Outing the secret agents
Hand them over, Mr. Mayor — every last email to or from your administration and the media consulting firm BerlinRosen, as you must under the Freedom of Information Law. So ordered Manhattan Supreme Court Judge Joan Lobis on Thursday, not that there was the remote possibility of any other outcome, given the absurdity of the mayor’s defense.
Namely, that de Blasio confidante Jonathan Rosen, co-founder and principal of the highly connected consultancy, was an “agent of the city,” his emails therefore shielded from release to reporters.

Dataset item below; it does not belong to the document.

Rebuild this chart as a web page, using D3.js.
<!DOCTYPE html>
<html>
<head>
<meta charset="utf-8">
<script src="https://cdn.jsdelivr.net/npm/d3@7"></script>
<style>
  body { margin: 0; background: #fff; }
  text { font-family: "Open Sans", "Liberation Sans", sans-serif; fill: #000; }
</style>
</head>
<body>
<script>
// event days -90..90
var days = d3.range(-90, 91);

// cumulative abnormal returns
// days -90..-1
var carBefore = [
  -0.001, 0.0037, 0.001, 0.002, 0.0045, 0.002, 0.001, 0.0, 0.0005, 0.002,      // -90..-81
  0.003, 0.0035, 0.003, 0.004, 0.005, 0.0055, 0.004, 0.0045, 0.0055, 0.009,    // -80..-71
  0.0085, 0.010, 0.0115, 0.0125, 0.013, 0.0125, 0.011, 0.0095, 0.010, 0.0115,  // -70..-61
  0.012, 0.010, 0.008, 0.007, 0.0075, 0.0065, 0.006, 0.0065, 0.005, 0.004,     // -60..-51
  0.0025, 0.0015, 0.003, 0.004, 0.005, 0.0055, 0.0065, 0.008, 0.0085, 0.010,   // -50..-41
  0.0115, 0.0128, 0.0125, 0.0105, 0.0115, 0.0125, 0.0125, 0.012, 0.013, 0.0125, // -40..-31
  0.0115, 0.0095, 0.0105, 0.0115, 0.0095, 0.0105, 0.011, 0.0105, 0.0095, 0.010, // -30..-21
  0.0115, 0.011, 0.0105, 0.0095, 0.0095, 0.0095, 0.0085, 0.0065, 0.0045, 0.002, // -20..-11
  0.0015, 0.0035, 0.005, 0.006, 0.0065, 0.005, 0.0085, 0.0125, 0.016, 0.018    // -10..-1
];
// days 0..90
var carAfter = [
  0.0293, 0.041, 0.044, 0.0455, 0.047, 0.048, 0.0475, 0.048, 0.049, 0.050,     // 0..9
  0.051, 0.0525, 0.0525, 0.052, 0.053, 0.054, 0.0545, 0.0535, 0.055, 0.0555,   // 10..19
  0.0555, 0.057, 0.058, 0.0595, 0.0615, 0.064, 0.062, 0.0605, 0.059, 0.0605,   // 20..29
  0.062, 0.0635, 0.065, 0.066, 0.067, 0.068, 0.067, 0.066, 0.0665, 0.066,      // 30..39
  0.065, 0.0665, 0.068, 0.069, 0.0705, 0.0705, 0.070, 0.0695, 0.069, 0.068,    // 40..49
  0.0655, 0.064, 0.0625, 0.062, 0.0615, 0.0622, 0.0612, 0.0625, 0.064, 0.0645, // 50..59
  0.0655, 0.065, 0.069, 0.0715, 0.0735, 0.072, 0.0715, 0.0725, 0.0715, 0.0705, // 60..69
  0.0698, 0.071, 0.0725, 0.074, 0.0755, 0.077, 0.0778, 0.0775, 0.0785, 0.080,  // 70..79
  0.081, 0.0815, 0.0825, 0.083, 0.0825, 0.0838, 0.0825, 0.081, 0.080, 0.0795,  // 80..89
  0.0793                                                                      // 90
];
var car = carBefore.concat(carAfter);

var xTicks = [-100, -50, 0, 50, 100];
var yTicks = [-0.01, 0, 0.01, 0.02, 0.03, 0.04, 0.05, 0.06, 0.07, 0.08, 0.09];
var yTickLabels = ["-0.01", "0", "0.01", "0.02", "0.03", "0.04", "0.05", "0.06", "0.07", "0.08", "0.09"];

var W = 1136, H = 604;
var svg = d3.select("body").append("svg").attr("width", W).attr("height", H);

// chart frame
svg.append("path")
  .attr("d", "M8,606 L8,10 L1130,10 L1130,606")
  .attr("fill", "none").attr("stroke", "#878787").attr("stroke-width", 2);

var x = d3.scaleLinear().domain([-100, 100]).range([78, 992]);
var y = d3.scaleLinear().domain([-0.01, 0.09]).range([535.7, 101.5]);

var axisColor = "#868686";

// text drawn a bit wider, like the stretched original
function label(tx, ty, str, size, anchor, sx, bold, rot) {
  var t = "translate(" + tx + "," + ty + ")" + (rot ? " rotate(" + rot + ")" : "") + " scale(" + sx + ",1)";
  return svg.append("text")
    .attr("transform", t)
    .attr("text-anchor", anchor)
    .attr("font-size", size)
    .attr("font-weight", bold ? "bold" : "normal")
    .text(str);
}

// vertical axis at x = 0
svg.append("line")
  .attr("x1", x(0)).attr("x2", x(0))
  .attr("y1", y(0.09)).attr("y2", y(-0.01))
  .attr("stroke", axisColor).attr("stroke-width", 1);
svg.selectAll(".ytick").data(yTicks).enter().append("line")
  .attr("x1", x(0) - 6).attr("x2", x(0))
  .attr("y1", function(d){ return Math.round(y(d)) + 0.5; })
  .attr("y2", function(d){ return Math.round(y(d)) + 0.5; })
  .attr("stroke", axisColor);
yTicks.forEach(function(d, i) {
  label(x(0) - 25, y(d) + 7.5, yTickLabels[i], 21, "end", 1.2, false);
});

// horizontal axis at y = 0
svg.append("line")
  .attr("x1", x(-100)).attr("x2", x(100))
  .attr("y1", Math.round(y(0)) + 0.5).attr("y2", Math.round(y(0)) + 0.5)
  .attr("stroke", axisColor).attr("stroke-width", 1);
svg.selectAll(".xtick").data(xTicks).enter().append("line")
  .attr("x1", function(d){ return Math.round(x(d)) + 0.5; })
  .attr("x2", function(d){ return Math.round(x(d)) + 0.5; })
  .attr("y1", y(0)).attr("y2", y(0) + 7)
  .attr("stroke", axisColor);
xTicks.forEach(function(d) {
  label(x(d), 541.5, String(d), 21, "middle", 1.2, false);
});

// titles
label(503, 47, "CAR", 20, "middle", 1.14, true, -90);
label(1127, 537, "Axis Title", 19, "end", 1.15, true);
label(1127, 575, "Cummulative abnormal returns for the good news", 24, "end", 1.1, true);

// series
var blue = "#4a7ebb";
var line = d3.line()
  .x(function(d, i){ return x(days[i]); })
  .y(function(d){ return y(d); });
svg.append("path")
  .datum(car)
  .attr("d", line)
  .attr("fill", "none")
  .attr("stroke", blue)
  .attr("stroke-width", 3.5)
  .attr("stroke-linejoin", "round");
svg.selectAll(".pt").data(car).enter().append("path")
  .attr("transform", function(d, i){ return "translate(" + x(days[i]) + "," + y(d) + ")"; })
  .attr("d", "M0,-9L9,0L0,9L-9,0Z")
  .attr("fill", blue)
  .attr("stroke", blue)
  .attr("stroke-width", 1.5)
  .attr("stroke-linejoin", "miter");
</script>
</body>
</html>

In the months following de Blasio’s January 2014 inauguration, Rosen’s firm was paid not by the city but by the de Blasio-affiliated nonprofit Campaign for One New York, and by campaign committees working with the mayor to elect a Democratic majority to the state Senate. It simultaneously represented clients, like real estate developers, with big projects under consideration by City Hall.
Reporters, pursuing communications between Rosen and de Blasio and their respective teams to shine light on potential conflicts, invoked state law designed to advance the public’s right to know about the workings of its government.
That Freedom of Information Law has narrow exceptions intended to protect delicate internal administration deliberations and the like.
By deeming Rosen — a consultant and adviser — an “agent of the city,” De Blasio sought to turn those exceptions into loopholes large enough to drive much of his mayoralty through.
To bury still more emails, de Blasio stuck the “agents” designation on four other advisers as well. This scrap of legal nonsense was borrowed cheaply from Mayor Mike Bloomberg, who tried to hide correspondence involving his schools chancellor candidate Cathie Black. (It failed in court for Mayor Mike, too.)
The only thing de Blasio won here is time, of which he will now seek still more, intending to file for appeal. Anything but to allow potentially embarrassing missives in the public eye while running for reelection.
At a high price, for the judge ordered the city to pay the plaintiffs’ lawyers’ fees, so meritless did she find the mayor’s obstruction.
Chutzpah atop it all: The city’s lawyers insisted that blocking the emails’ release was necessary as a matter of public interest.
We look forward to finding out what grave calamity will now befall the city with the uncaging of the “agents” emails — and won’t be surprised if the only damage ends up being to de Blasio himself.